## Goal
Give the data again exactly as written, skipping any pictures.

## Dataset section
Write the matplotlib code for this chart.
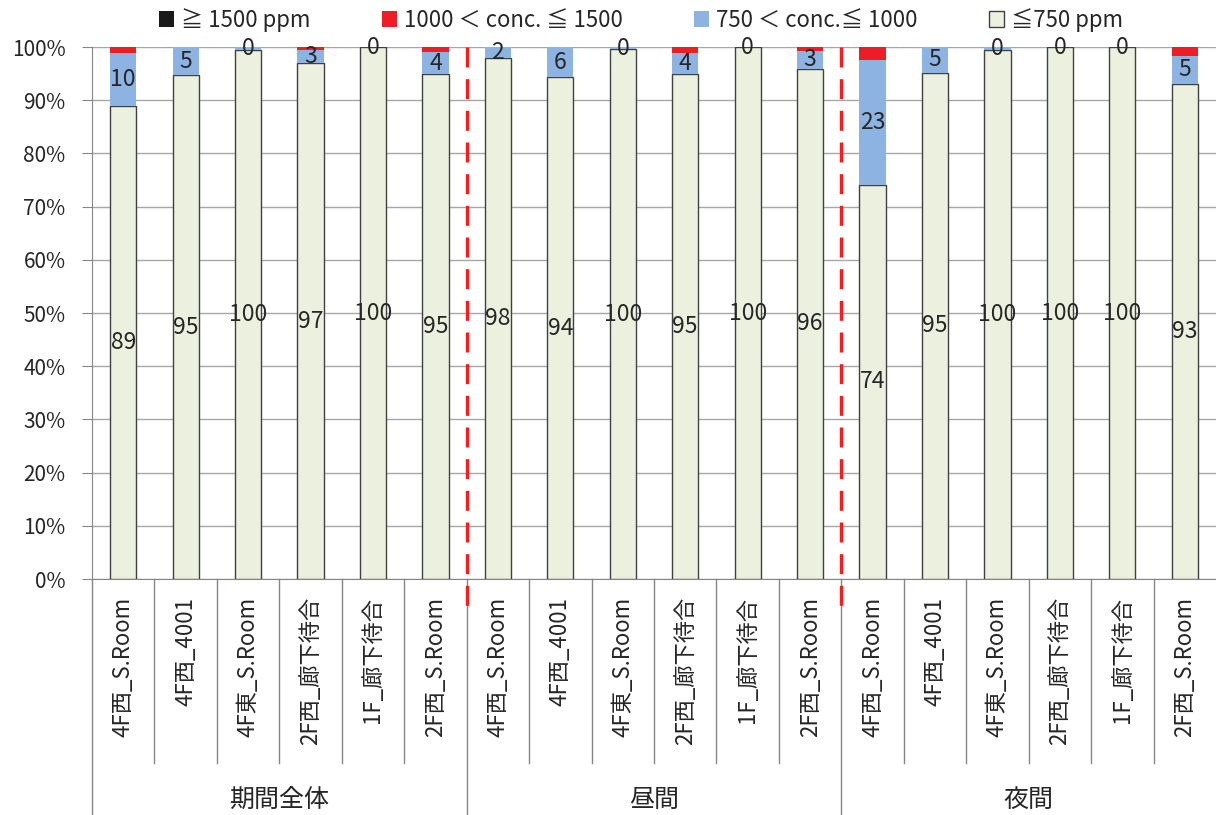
import matplotlib
matplotlib.use("Agg")
import matplotlib.pyplot as plt
import numpy as np

plt.rcParams['font.family'] = ['Noto Sans CJK JP', 'DejaVu Sans']

# categories
rooms = ['4F西_S.Room', '4F西_4001', '4F東_S.Room', '2F西_廊下待合', '1F_廊下待合', '2F西_S.Room']
groups = ['期間全体', '昼間', '夜間']
labels = rooms * 3

# share of time (%) per concentration band
over1500 = [0.0] * 18
c1000_1500 = [1.2, 0.0, 0.0, 0.5, 0.0, 1.0,
              0.0, 0.0, 0.0, 1.2, 0.0, 0.7,
              2.5, 0.0, 0.0, 0.0, 0.0, 1.6]
c750_1000 = [9.8, 5.3, 0.5, 2.6, 0.0, 4.1,
             2.1, 5.7, 0.4, 3.8, 0.0, 3.4,
             23.4, 4.8, 0.5, 0.0, 0.0, 5.4]
under750 = [89.0, 94.7, 99.5, 96.9, 100.0, 94.9,
            97.9, 94.3, 99.6, 95.0, 100.0, 95.9,
            74.1, 95.2, 99.5, 100.0, 100.0, 93.0]

legend_labels = ['≧ 1500 ppm', '1000 ＜ conc. ≦ 1500', '750 ＜ conc.≦ 1000', '≦750 ppm']

fig = plt.figure(figsize=(12.16, 8.15), dpi=100)
ax = fig.add_axes([92 / 1216, 1 - 579 / 815, 1 - 92 / 1216, 532 / 815])

x = np.arange(len(labels))
w = 0.42
g = np.array(under750)
b = np.array(c750_1000)
r = np.array(c1000_1500)
k = np.array(over1500)

bg = ax.bar(x, g, w, color='#ebf1de', edgecolor='#404040', linewidth=1.0, zorder=3)
bb = ax.bar(x, b, w, bottom=g, color='#8db3e2', zorder=3)
br = ax.bar(x, r, w, bottom=g + b, color='#ee1c25', zorder=3)
bk = ax.bar(x, k, w, bottom=g + b + r, color='#1a1a1a', zorder=3)

ax.bar_label(bg, labels=['%d' % round(v) for v in g], label_type='center', fontsize=16.5, color='#262626', zorder=5)
ax.bar_label(bb, labels=['%d' % round(v) for v in b], label_type='center', fontsize=16.5, color='#262626', zorder=5)

ax.set_xlim(-0.5, len(labels) - 0.5)
ax.set_ylim(0, 100)
ax.set_yticks(np.arange(0, 101, 10))
ax.set_yticklabels(['%d%%' % v for v in range(0, 101, 10)], fontsize=15, color='#262626')
ax.yaxis.grid(True, color='#a6a6a6', linewidth=1.0, zorder=0)
ax.set_axisbelow(True)
ax.tick_params(axis='y', length=7, color='#868686', pad=12)
ax.set_xticks([])
for s in ['top', 'right']:
    ax.spines[s].set_visible(False)
for s in ['left', 'bottom']:
    ax.spines[s].set_color('#868686')

# multi-level category axis
trans = ax.get_xaxis_transform()
for i, lab in enumerate(labels):
    ax.text(i, -0.034, lab, transform=trans, rotation=90, ha='center', va='top', fontsize=16, color='#262626')
for i in range(1, len(labels)):
    if i % len(rooms):
        ax.plot([i - 0.5, i - 0.5], [0, -0.346], transform=trans, color='#868686', lw=1, clip_on=False)
for j, grp in enumerate(groups):
    left = j * len(rooms) - 0.5
    ax.plot([left, left], [0, -0.45], transform=trans, color='#868686', lw=1, clip_on=False)
    ax.text(left + len(rooms) / 2, -0.415, grp, transform=trans, ha='center', va='center', fontsize=18, color='#262626')

# red dashed separators between periods
for j in range(1, len(groups)):
    xs = j * len(rooms) - 0.5
    ax.plot([xs, xs], [1.0, -0.062], transform=trans, color='#ff1a1a', lw=2.4,
            linestyle=(0, (6, 3.5)), clip_on=False, zorder=6)

fig.legend([bk, br, bb, bg], legend_labels, loc='center', bbox_to_anchor=(641 / 1216, 1 - 20 / 815),
           ncol=4, frameon=False, fontsize=16, handlelength=0.7, handleheight=0.7,
           handletextpad=0.3, columnspacing=3.2, labelcolor='#262626')

fig.savefig('out.png', dpi=100)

## Answer to this problem
Write the matplotlib code for this chart.
import matplotlib
matplotlib.use("Agg")
import matplotlib.pyplot as plt
import numpy as np

plt.rcParams['font.family'] = ['Noto Sans CJK JP', 'DejaVu Sans']

# categories
rooms = ['4F西_S.Room', '4F西_4001', '4F東_S.Room', '2F西_廊下待合', '1F_廊下待合', '2F西_S.Room']
groups = ['期間全体', '昼間', '夜間']
labels = rooms * 3

# share of time (%) per concentration band
over1500 = [0.0] * 18
c1000_1500 = [1.2, 0.0, 0.0, 0.5, 0.0, 1.0,
              0.0, 0.0, 0.0, 1.2, 0.0, 0.7,
              2.5, 0.0, 0.0, 0.0, 0.0, 1.6]
c750_1000 = [9.8, 5.3, 0.5, 2.6, 0.0, 4.1,
             2.1, 5.7, 0.4, 3.8, 0.0, 3.4,
             23.4, 4.8, 0.5, 0.0, 0.0, 5.4]
under750 = [89.0, 94.7, 99.5, 96.9, 100.0, 94.9,
            97.9, 94.3, 99.6, 95.0, 100.0, 95.9,
            74.1, 95.2, 99.5, 100.0, 100.0, 93.0]

legend_labels = ['≧ 1500 ppm', '1000 ＜ conc. ≦ 1500', '750 ＜ conc.≦ 1000', '≦750 ppm']

fig = plt.figure(figsize=(12.16, 8.15), dpi=100)
ax = fig.add_axes([92 / 1216, 1 - 579 / 815, 1 - 92 / 1216, 532 / 815])

x = np.arange(len(labels))
w = 0.42
g = np.array(under750)
b = np.array(c750_1000)
r = np.array(c1000_1500)
k = np.array(over1500)

bg = ax.bar(x, g, w, color='#ebf1de', edgecolor='#404040', linewidth=1.0, zorder=3)
bb = ax.bar(x, b, w, bottom=g, color='#8db3e2', zorder=3)
br = ax.bar(x, r, w, bottom=g + b, color='#ee1c25', zorder=3)
bk = ax.bar(x, k, w, bottom=g + b + r, color='#1a1a1a', zorder=3)

ax.bar_label(bg, labels=['%d' % round(v) for v in g], label_type='center', fontsize=16.5, color='#262626', zorder=5)
ax.bar_label(bb, labels=['%d' % round(v) for v in b], label_type='center', fontsize=16.5, color='#262626', zorder=5)

ax.set_xlim(-0.5, len(labels) - 0.5)
ax.set_ylim(0, 100)
ax.set_yticks(np.arange(0, 101, 10))
ax.set_yticklabels(['%d%%' % v for v in range(0, 101, 10)], fontsize=15, color='#262626')
ax.yaxis.grid(True, color='#a6a6a6', linewidth=1.0, zorder=0)
ax.set_axisbelow(True)
ax.tick_params(axis='y', length=7, color='#868686', pad=12)
ax.set_xticks([])
for s in ['top', 'right']:
    ax.spines[s].set_visible(False)
for s in ['left', 'bottom']:
    ax.spines[s].set_color('#868686')

# multi-level category axis
trans = ax.get_xaxis_transform()
for i, lab in enumerate(labels):
    ax.text(i, -0.034, lab, transform=trans, rotation=90, ha='center', va='top', fontsize=16, color='#262626')
for i in range(1, len(labels)):
    if i % len(rooms):
        ax.plot([i - 0.5, i - 0.5], [0, -0.346], transform=trans, color='#868686', lw=1, clip_on=False)
for j, grp in enumerate(groups):
    left = j * len(rooms) - 0.5
    ax.plot([left, left], [0, -0.45], transform=trans, color='#868686', lw=1, clip_on=False)
    ax.text(left + len(rooms) / 2, -0.415, grp, transform=trans, ha='center', va='center', fontsize=18, color='#262626')

# red dashed separators between periods
for j in range(1, len(groups)):
    xs = j * len(rooms) - 0.5
    ax.plot([xs, xs], [1.0, -0.062], transform=trans, color='#ff1a1a', lw=2.4,
            linestyle=(0, (6, 3.5)), clip_on=False, zorder=6)

fig.legend([bk, br, bb, bg], legend_labels, loc='center', bbox_to_anchor=(641 / 1216, 1 - 20 / 815),
           ncol=4, frameon=False, fontsize=16, handlelength=0.7, handleheight=0.7,
           handletextpad=0.3, columnspacing=3.2, labelcolor='#262626')

fig.savefig('out.png', dpi=100)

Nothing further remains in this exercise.